** begin Provided records **
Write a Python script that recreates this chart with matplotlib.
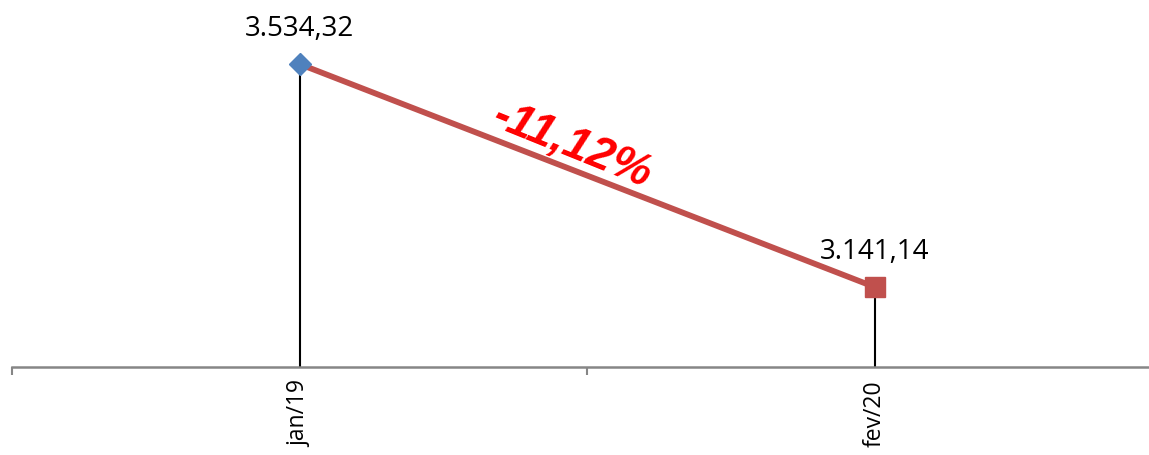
import numpy as np
import matplotlib.pyplot as plt

# Data
months = ["jan/19", "fev/20"]
values = np.array([3534.32, 3141.14])
value_labels = ["3.534,32", "3.141,14"]
change_label = "-11,12%"

x = np.arange(len(months))

fig = plt.figure(figsize=(11.49, 4.56), dpi=100)
ax = fig.add_axes([12 / 1149, 88 / 456, 1150 / 1149, 368 / 456])
ax.set_xlim(-0.5, 1.5)
ax.set_ylim(3000, 3649)

# drop lines to the axis
ax.vlines(x, 3000, values, color='black', lw=1.5, zorder=2)

# connecting line
ax.plot(x, values, color='#C0504D', lw=4.2, solid_capstyle='butt', zorder=3)
ax.plot(x[0], values[0], marker='D', ms=11, color='#4F81BD', mec='#4F81BD', zorder=4)
ax.plot(x[1], values[1], marker='s', ms=14, color='#C0504D', mec='#C0504D', zorder=4)

for xi, v, lab in zip(x, values, value_labels):
    ax.annotate(lab, (xi, v), xytext=(0, 16), textcoords='offset points',
                ha='center', va='bottom', fontsize=20, family='Open Sans')

ax.text(0.475, 3392, change_label, rotation=-22, rotation_mode='anchor',
        ha='center', va='center', color='red', fontsize=33,
        fontweight='bold', fontstyle='italic', family='Liberation Sans')

for s in ['top', 'right', 'left']:
    ax.spines[s].set_visible(False)
ax.spines['bottom'].set_color('#868686')
ax.spines['bottom'].set_linewidth(1.8)
ax.set_yticks([])

ax.set_xticks(x)
ax.set_xticklabels(months, rotation=90, fontsize=16.5, family='Open Sans')
ax.tick_params(axis='x', which='major', length=0, pad=9)
ax.set_xticks([-0.5, 0.5, 1.5], minor=True)
ax.tick_params(axis='x', which='minor', length=6, width=1.5, color='#868686')

fig.savefig('out.png', dpi=100)
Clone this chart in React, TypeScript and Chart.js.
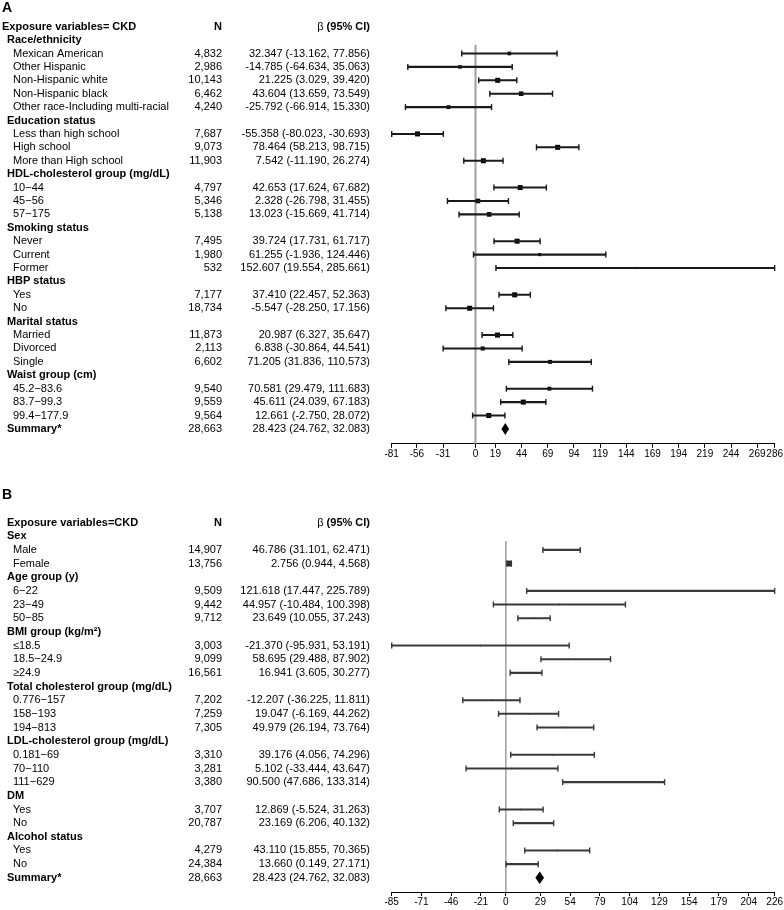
import React, { useEffect, useRef } from 'react';
import { Chart, registerables } from 'chart.js';

Chart.register(...registerables);

const FONT = '"Liberation Sans", Arial, Helvetica, sans-serif';

// ---------------- Panel A data ----------------
const aHeader = 'Exposure variables= CKD';
const aLabels = [
  'Race/ethnicity', 'Mexican American', 'Other Hispanic', 'Non-Hispanic white', 'Non-Hispanic black',
  'Other race-Including multi-racial', 'Education status', 'Less than high school', 'High school',
  'More than High school', 'HDL-cholesterol group (mg/dL)', '10\u221244', '45\u221256', '57\u2212175',
  'Smoking status', 'Never', 'Current', 'Former', 'HBP status', 'Yes', 'No', 'Marital status',
  'Married', 'Divorced', 'Single', 'Waist group (cm)', '45.2\u221283.6', '83.7\u221299.3', '99.4\u2212177.9',
  'Summary*',
];
const aKinds = ['g', 'i', 'i', 'i', 'i', 'i', 'g', 'i', 'i', 'i', 'g', 'i', 'i', 'i', 'g', 'i', 'i', 'i', 'g', 'i', 'i', 'g', 'i', 'i', 'i', 'g', 'i', 'i', 'i', 's'];
const aN = [null, 4832, 2986, 10143, 6462, 4240, null, 7687, 9073, 11903, null, 4797, 5346, 5138, null, 7495, 1980, 532, null, 7177, 18734, null, 11873, 2113, 6602, null, 9540, 9559, 9564, 28663];
const aBeta = [null, 32.347, -14.785, 21.225, 43.604, -25.792, null, -55.358, 78.464, 7.542, null, 42.653, 2.328, 13.023, null, 39.724, 61.255, 152.607, null, 37.41, -5.547, null, 20.987, 6.838, 71.205, null, 70.581, 45.611, 12.661, 28.423];
const aLower = [null, -13.162, -64.634, 3.029, 13.659, -66.914, null, -80.023, 58.213, -11.19, null, 17.624, -26.798, -15.669, null, 17.731, -1.936, 19.554, null, 22.457, -28.25, null, 6.327, -30.864, 31.836, null, 29.479, 24.039, -2.75, 24.762];
const aUpper = [null, 77.856, 35.063, 39.42, 73.549, 15.33, null, -30.693, 98.715, 26.274, null, 67.682, 31.455, 41.714, null, 61.717, 124.446, 285.661, null, 52.363, 17.156, null, 35.647, 44.541, 110.573, null, 111.683, 67.183, 28.072, 32.083];
const aTickLabels = ['-81', '-56', '-31', '0', '19', '44', '69', '94', '119', '144', '169', '194', '219', '244', '269', '286'];

// ---------------- Panel B data ----------------
const bHeader = 'Exposure variables=CKD';
const bLabels = [
  'Sex', 'Male', 'Female', 'Age group (y)', '6\u221222', '23\u221249', '50\u221285', 'BMI group (kg/m\u00B2)',
  '\u226418.5', '18.5\u221224.9', '\u226524.9', 'Total cholesterol group (mg/dL)', '0.776\u2212157', '158\u2212193',
  '194\u2212813', 'LDL-cholesterol group (mg/dL)', '0.181\u221269', '70\u2212110', '111\u2212629', 'DM', 'Yes', 'No',
  'Alcohol status', 'Yes', 'No', 'Summary*',
];
const bKinds = ['g', 'i', 'i', 'g', 'i', 'i', 'i', 'g', 'i', 'i', 'i', 'g', 'i', 'i', 'i', 'g', 'i', 'i', 'i', 'g', 'i', 'i', 'g', 'i', 'i', 's'];
const bN = [null, 14907, 13756, null, 9509, 9442, 9712, null, 3003, 9099, 16561, null, 7202, 7259, 7305, null, 3310, 3281, 3380, null, 3707, 20787, null, 4279, 24384, 28663];
const bBeta = [null, 46.786, 2.756, null, 121.618, 44.957, 23.649, null, -21.37, 58.695, 16.941, null, -12.207, 19.047, 49.979, null, 39.176, 5.102, 90.5, null, 12.869, 23.169, null, 43.11, 13.66, 28.423];
const bLower = [null, 31.101, 0.944, null, 17.447, -10.484, 10.055, null, -95.931, 29.488, 3.605, null, -36.225, -6.169, 26.194, null, 4.056, -33.444, 47.686, null, -5.524, 6.206, null, 15.855, 0.149, 24.762];
const bUpper = [null, 62.471, 4.568, null, 225.789, 100.398, 37.243, null, 53.191, 87.902, 30.277, null, 11.811, 44.262, 73.764, null, 74.296, 43.647, 133.314, null, 31.263, 40.132, null, 70.365, 27.171, 32.083];
const bTickLabels = ['-85', '-71', '-46', '-21', '0', '29', '54', '79', '104', '129', '154', '179', '204', '226'];

type Num = number | null;

interface PanelDef {
  letter: string;
  header: string;
  headerX: number;
  labels: string[];
  kinds: string[];
  n: Num[];
  beta: Num[];
  lo: Num[];
  hi: Num[];
  tickLabels: string[];
  top: number;
  height: number;
  padTop: number;
  padBottom: number;
  yMax: number;
  letterY: number;
  lineColor: string;
  markColor: string;
  lineW: number;
  zeroColor: string;
  zeroW: number;
  side: (w: number) => number;
  diamondH: number;
}

const clamp = (v: number, a: number, b: number) => Math.max(a, Math.min(b, v));

const panels: PanelDef[] = [
  {
    letter: 'A', header: aHeader, headerX: 2, labels: aLabels, kinds: aKinds, n: aN, beta: aBeta, lo: aLower, hi: aUpper,
    tickLabels: aTickLabels, top: 0, height: 470, padTop: 13.26, padBottom: 10.2, yMax: 31.11, letterY: 8,
    lineColor: '#1a1a1a', markColor: '#000', lineW: 1.4, zeroColor: '#a0a0a0', zeroW: 2,
    side: (w) => clamp(35 / Math.sqrt(w), 2, 5), diamondH: 6,
  },
  {
    letter: 'B', header: bHeader, headerX: 7, labels: bLabels, kinds: bKinds, n: bN, beta: bBeta, lo: bLower, hi: bUpper,
    tickLabels: bTickLabels, top: 465, height: 445, padTop: 43.9, padBottom: 2, yMax: 27.04, letterY: 30,
    lineColor: '#3a3a3a', markColor: '#222', lineW: 1.4, zeroColor: '#707070', zeroW: 1,
    side: (w) => clamp(21 / w, 1.5, 6), diamondH: 6.3,
  },
];

const N_RIGHT = 222;
const BETA_RIGHT = 370;
const fmt = (v: number) => v.toFixed(3);

function buildConfig(d: PanelDef): any {
  const items = d.kinds.map((k, i) => (k === 'i' ? i : -1)).filter((i) => i >= 0);
  const sums = d.kinds.map((k, i) => (k === 's' ? i : -1)).filter((i) => i >= 0);
  const los = d.lo.filter((v) => v !== null) as number[];
  const his = d.hi.filter((v) => v !== null) as number[];
  const xMin = Math.min(...los);
  const xMax = Math.max(...his);

  const textPlugin = {
    id: 'forestText' + d.letter,
    beforeDatasetsDraw(chart: any) {
      const ctx = chart.ctx;
      const xs = chart.scales.x;
      const ys = chart.scales.y;
      const x0 = xs.getPixelForValue(0);
      ctx.save();
      ctx.strokeStyle = d.zeroColor;
      ctx.lineWidth = d.zeroW;
      ctx.beginPath();
      ctx.moveTo(x0, ys.getPixelForValue(1.35));
      ctx.lineTo(x0, chart.chartArea.bottom);
      ctx.stroke();
      ctx.restore();
    },
    afterDatasetsDraw(chart: any) {
      const ctx = chart.ctx;
      const xs = chart.scales.x;
      const ys = chart.scales.y;
      ctx.save();
      ctx.fillStyle = '#000';
      sums.forEach((i) => {
        const yc = ys.getPixelForValue(i + 1);
        const xl = xs.getPixelForValue(d.lo[i] as number);
        const xr = xs.getPixelForValue(d.hi[i] as number);
        const xc = xs.getPixelForValue(d.beta[i] as number);
        ctx.beginPath();
        ctx.moveTo(xl, yc);
        ctx.lineTo(xc, yc - d.diamondH);
        ctx.lineTo(xr, yc);
        ctx.lineTo(xc, yc + d.diamondH);
        ctx.closePath();
        ctx.fill();
      });
      ctx.restore();
    },
    afterDraw(chart: any) {
      const ctx = chart.ctx;
      const ys = chart.scales.y;
      const bold = `bold 11px ${FONT}`;
      const reg = `11px ${FONT}`;
      ctx.save();
      ctx.fillStyle = '#000';
      ctx.textBaseline = 'middle';
      ctx.textAlign = 'left';
      ctx.font = `bold 14px ${FONT}`;
      ctx.fillText(d.letter, 2, d.letterY);

      const hy = ys.getPixelForValue(0);
      ctx.font = bold;
      ctx.fillText(d.header, d.headerX, hy);
      ctx.textAlign = 'right';
      ctx.fillText('N', N_RIGHT, hy);
      const boldPart = ' (95% CI)';
      const wb = ctx.measureText(boldPart).width;
      ctx.fillText(boldPart, BETA_RIGHT, hy);
      ctx.font = reg;
      ctx.fillText('\u03B2', BETA_RIGHT - wb, hy);

      d.labels.forEach((lab, i) => {
        const y = ys.getPixelForValue(i + 1);
        const kind = d.kinds[i];
        ctx.textAlign = 'left';
        ctx.font = kind === 'i' ? reg : bold;
        ctx.fillText(lab, kind === 'i' ? 13 : 7, y);
        if (kind !== 'g') {
          ctx.font = reg;
          ctx.textAlign = 'right';
          ctx.fillText((d.n[i] as number).toLocaleString('en-US'), N_RIGHT, y);
          const b = d.beta[i] as number;
          const l = d.lo[i] as number;
          const h = d.hi[i] as number;
          ctx.fillText(`${fmt(b)} (${fmt(l)}, ${fmt(h)})`, BETA_RIGHT, y);
        }
      });
      ctx.restore();
    },
  };

  return {
    type: 'scatter',
    data: {
      datasets: [
        {
          type: 'bar',
          indexAxis: 'y',
          data: items.map((i) => ({ x: [d.lo[i], d.hi[i]], y: i + 1 })),
          backgroundColor: d.lineColor,
          barThickness: d.lineW,
          borderWidth: 0,
          clip: false,
        },
        {
          type: 'scatter',
          data: items.flatMap((i) => [
            { x: d.lo[i], y: i + 1 },
            { x: d.hi[i], y: i + 1 },
          ]),
          pointStyle: 'line',
          pointRotation: 90,
          pointRadius: 3,
          pointBorderColor: d.lineColor,
          pointBorderWidth: d.lineW,
          clip: false,
        },
        {
          type: 'scatter',
          data: items.map((i) => ({ x: d.beta[i], y: i + 1, w: (d.hi[i] as number) - (d.lo[i] as number) })),
          pointStyle: 'rect',
          pointRadius: (c: any) => (c.raw ? d.side(c.raw.w) / Math.SQRT2 : 2),
          pointBackgroundColor: d.markColor,
          pointBorderWidth: 0,
          clip: false,
        },
      ],
    },
    options: {
      responsive: false,
      maintainAspectRatio: false,
      animation: false,
      events: [],
      layout: { padding: { left: 391.7, right: 9, top: d.padTop, bottom: d.padBottom } },
      plugins: { legend: { display: false }, tooltip: { enabled: false } },
      scales: {
        x: {
          type: 'linear',
          min: xMin,
          max: xMax,
          offset: false,
          beginAtZero: false,
          afterBuildTicks: (s: any) => {
            const last = d.tickLabels.length - 1;
            s.ticks = d.tickLabels.map((l, i) => ({ value: i === 0 ? xMin : i === last ? xMax : Number(l) }));
          },
          ticks: {
            callback: (_v: any, i: number) => d.tickLabels[i],
            autoSkip: false,
            maxRotation: 0,
            minRotation: 0,
            padding: 1,
            color: '#000',
            font: { family: FONT, size: 10, lineHeight: 1 },
          },
          grid: { offset: false, drawOnChartArea: false, drawTicks: true, tickLength: 4, color: '#000', lineWidth: 1 },
          border: { display: true, color: '#000', width: 1 },
        },
        y: {
          type: 'linear',
          reverse: true,
          min: -1,
          max: d.yMax,
          offset: false,
          grace: 0,
          grid: { offset: false },
          display: false,
        },
      },
    },
    plugins: [textPlugin],
  };
}

function ForestPanel({ def }: { def: PanelDef }) {
  const ref = useRef<HTMLCanvasElement>(null);
  useEffect(() => {
    const canvas = ref.current as HTMLCanvasElement;
    const chart = new Chart(canvas, buildConfig(def));
    return () => chart.destroy();
  }, [def]);
  return (
    <canvas
      ref={ref}
      width={784}
      height={def.height}
      style={{ position: 'absolute', left: 0, top: def.top, width: 784, height: def.height, display: 'block' }}
    />
  );
}

export default function App() {
  return (
    <div style={{ position: 'fixed', left: 0, top: 0, width: 784, height: 910, background: '#fff', overflow: 'hidden' }}>
      {panels.map((p) => (
        <ForestPanel key={p.letter} def={p} />
      ))}
    </div>
  );
}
** end Provided records **
→ Exercise objective
Repeat only the lines running from "Clone this chart" to "Arial, Helvetica, sans-serif';", ends included, and leave the pictures out.

→ In response
Clone this chart in React, TypeScript and Chart.js.
import React, { useEffect, useRef } from 'react';
import { Chart, registerables } from 'chart.js';

Chart.register(...registerables);

const FONT = '"Liberation Sans", Arial, Helvetica, sans-serif';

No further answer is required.